What is required: Omit all pictures, then retype the data exactly as given.

····················

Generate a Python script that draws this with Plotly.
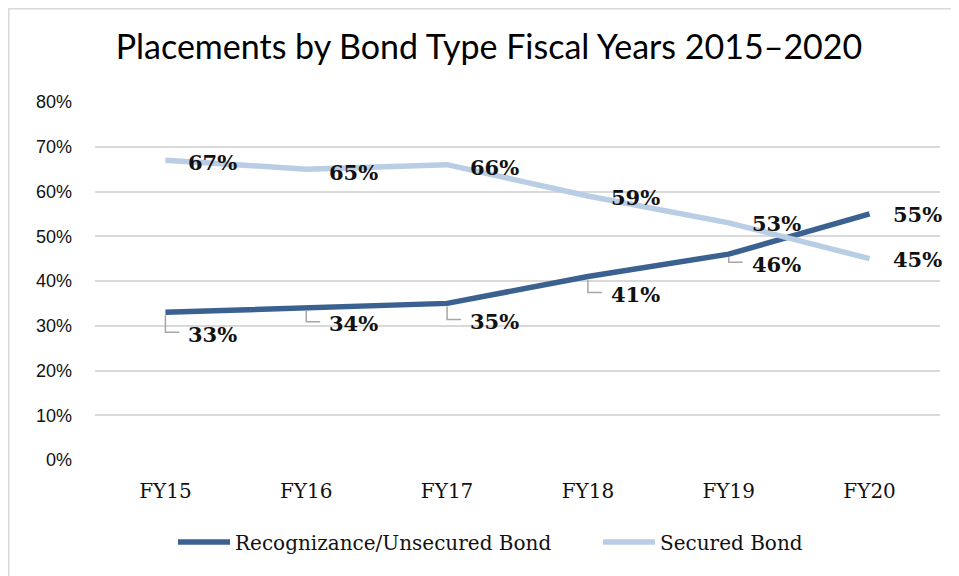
import plotly.graph_objects as go

categories = ["FY15", "FY16", "FY17", "FY18", "FY19", "FY20"]
recognizance = [0.33, 0.34, 0.35, 0.41, 0.46, 0.55]
secured = [0.67, 0.65, 0.66, 0.59, 0.53, 0.45]
y_ticks = [0, 0.1, 0.2, 0.3, 0.4, 0.5, 0.6, 0.7, 0.8]

DARK = "#3A6190"
LIGHT = "#B9CDE5"
GRID = "#D9D9D9"
SERIF = "DejaVu Serif"

# label pixel drop (style) for the labels
rec_label_drop = [22, 16, 18, 18, 10, 1]
sec_label_drop = [2, 3, 3, 2, 1, 1]

W, H = 951, 568  # page has an 8px body margin

fig = go.Figure()
fig.add_trace(go.Scatter(x=categories, y=recognizance, mode="lines",
                         name="Recognizance/Unsecured Bond", legend="legend",
                         line=dict(color=DARK, width=5.5)))
fig.add_trace(go.Scatter(x=categories, y=secured, mode="lines",
                         name="Secured Bond", legend="legend2",
                         line=dict(color=LIGHT, width=5.5)))

annotations = []
shapes = []
for c, v, d in zip(categories, secured, sec_label_drop):
    annotations.append(dict(x=c, y=v, xref="x", yref="y", text=f"<b>{round(v*100)}%</b>",
                            showarrow=False, xanchor="left", yanchor="middle",
                            xshift=21, yshift=-d,
                            font=dict(family=SERIF, size=21, color="#111111")))
for c, v, d in zip(categories, recognizance, rec_label_drop):
    annotations.append(dict(x=c, y=v, xref="x", yref="y", text=f"<b>{round(v*100)}%</b>",
                            showarrow=False, xanchor="left", yanchor="middle",
                            xshift=21, yshift=-d,
                            font=dict(family=SERIF, size=21, color="#111111")))
    if d > 5:
        shapes.append(dict(type="path", xref="x", yref="y",
                           xsizemode="pixel", ysizemode="pixel",
                           xanchor=c, yanchor=v,
                           path=f"M 0 -3 L 0 {-d+2} L 14 {-d+2}",
                           line=dict(color="#A6A6A6", width=1.5)))

# chart border
shapes.append(dict(type="rect", xref="paper", yref="paper",
                   x0=-0.102, x1=1.2, y0=-0.6, y1=1.2605,
                   line=dict(color=GRID, width=1.5), layer="below"))

legend_style = dict(orientation="h", xref="container", yref="container",
                    xanchor="left", y=1 - 534 / H, yanchor="middle",
                    font=dict(family=SERIF, size=20, color="#111111"),
                    itemwidth=52, bgcolor="rgba(0,0,0,0)")

fig.update_layout(
    width=W, height=H,
    margin=dict(l=87, r=19, t=94, b=116),
    paper_bgcolor="white", plot_bgcolor="white",
    title=dict(text="Placements by Bond Type Fiscal Years 2015–2020",
               font=dict(family="Lato", size=34, color="#000000"),
               x=481 / W, xref="container", xanchor="center",
               y=1 - 39 / H, yref="container", yanchor="middle"),
    xaxis=dict(type="category", range=[-0.5, 5.5], showgrid=False, showline=False,
               zeroline=False, ticks="", ticklabelstandoff=17,
               tickfont=dict(family=SERIF, size=20, color="#111111")),
    yaxis=dict(range=[0, 0.8], tickvals=y_ticks, tickformat=".0%",
               showgrid=True, gridcolor=GRID, gridwidth=1.5, zeroline=False,
               showline=False, ticks="", ticklabelstandoff=22,
               tickfont=dict(family="Liberation Sans", size=18, color="#111111")),
    showlegend=True,
    legend=dict(legend_style, x=165 / W),
    legend2=dict(legend_style, x=590 / W),
    annotations=annotations,
    shapes=shapes,
)

fig.write_html("out.html")
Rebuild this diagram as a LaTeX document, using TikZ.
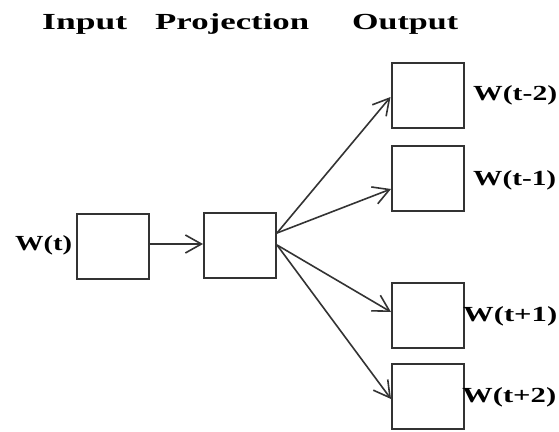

····················

Worked solution:
Generate a Python script that draws this with Plotly.
import plotly.graph_objects as go

categories = ["FY15", "FY16", "FY17", "FY18", "FY19", "FY20"]
recognizance = [0.33, 0.34, 0.35, 0.41, 0.46, 0.55]
secured = [0.67, 0.65, 0.66, 0.59, 0.53, 0.45]
y_ticks = [0, 0.1, 0.2, 0.3, 0.4, 0.5, 0.6, 0.7, 0.8]

DARK = "#3A6190"
LIGHT = "#B9CDE5"
GRID = "#D9D9D9"
SERIF = "DejaVu Serif"

# label pixel drop (style) for the labels
rec_label_drop = [22, 16, 18, 18, 10, 1]
sec_label_drop = [2, 3, 3, 2, 1, 1]

W, H = 951, 568  # page has an 8px body margin

fig = go.Figure()
fig.add_trace(go.Scatter(x=categories, y=recognizance, mode="lines",
                         name="Recognizance/Unsecured Bond", legend="legend",
                         line=dict(color=DARK, width=5.5)))
fig.add_trace(go.Scatter(x=categories, y=secured, mode="lines",
                         name="Secured Bond", legend="legend2",
                         line=dict(color=LIGHT, width=5.5)))

annotations = []
shapes = []
for c, v, d in zip(categories, secured, sec_label_drop):
    annotations.append(dict(x=c, y=v, xref="x", yref="y", text=f"<b>{round(v*100)}%</b>",
                            showarrow=False, xanchor="left", yanchor="middle",
                            xshift=21, yshift=-d,
                            font=dict(family=SERIF, size=21, color="#111111")))
for c, v, d in zip(categories, recognizance, rec_label_drop):
    annotations.append(dict(x=c, y=v, xref="x", yref="y", text=f"<b>{round(v*100)}%</b>",
                            showarrow=False, xanchor="left", yanchor="middle",
                            xshift=21, yshift=-d,
                            font=dict(family=SERIF, size=21, color="#111111")))
    if d > 5:
        shapes.append(dict(type="path", xref="x", yref="y",
                           xsizemode="pixel", ysizemode="pixel",
                           xanchor=c, yanchor=v,
                           path=f"M 0 -3 L 0 {-d+2} L 14 {-d+2}",
                           line=dict(color="#A6A6A6", width=1.5)))

# chart border
shapes.append(dict(type="rect", xref="paper", yref="paper",
                   x0=-0.102, x1=1.2, y0=-0.6, y1=1.2605,
                   line=dict(color=GRID, width=1.5), layer="below"))

legend_style = dict(orientation="h", xref="container", yref="container",
                    xanchor="left", y=1 - 534 / H, yanchor="middle",
                    font=dict(family=SERIF, size=20, color="#111111"),
                    itemwidth=52, bgcolor="rgba(0,0,0,0)")

fig.update_layout(
    width=W, height=H,
    margin=dict(l=87, r=19, t=94, b=116),
    paper_bgcolor="white", plot_bgcolor="white",
    title=dict(text="Placements by Bond Type Fiscal Years 2015–2020",
               font=dict(family="Lato", size=34, color="#000000"),
               x=481 / W, xref="container", xanchor="center",
               y=1 - 39 / H, yref="container", yanchor="middle"),
    xaxis=dict(type="category", range=[-0.5, 5.5], showgrid=False, showline=False,
               zeroline=False, ticks="", ticklabelstandoff=17,
               tickfont=dict(family=SERIF, size=20, color="#111111")),
    yaxis=dict(range=[0, 0.8], tickvals=y_ticks, tickformat=".0%",
               showgrid=True, gridcolor=GRID, gridwidth=1.5, zeroline=False,
               showline=False, ticks="", ticklabelstandoff=22,
               tickfont=dict(family="Liberation Sans", size=18, color="#111111")),
    showlegend=True,
    legend=dict(legend_style, x=165 / W),
    legend2=dict(legend_style, x=590 / W),
    annotations=annotations,
    shapes=shapes,
)

fig.write_html("out.html")
Rebuild this diagram as a LaTeX document, using TikZ.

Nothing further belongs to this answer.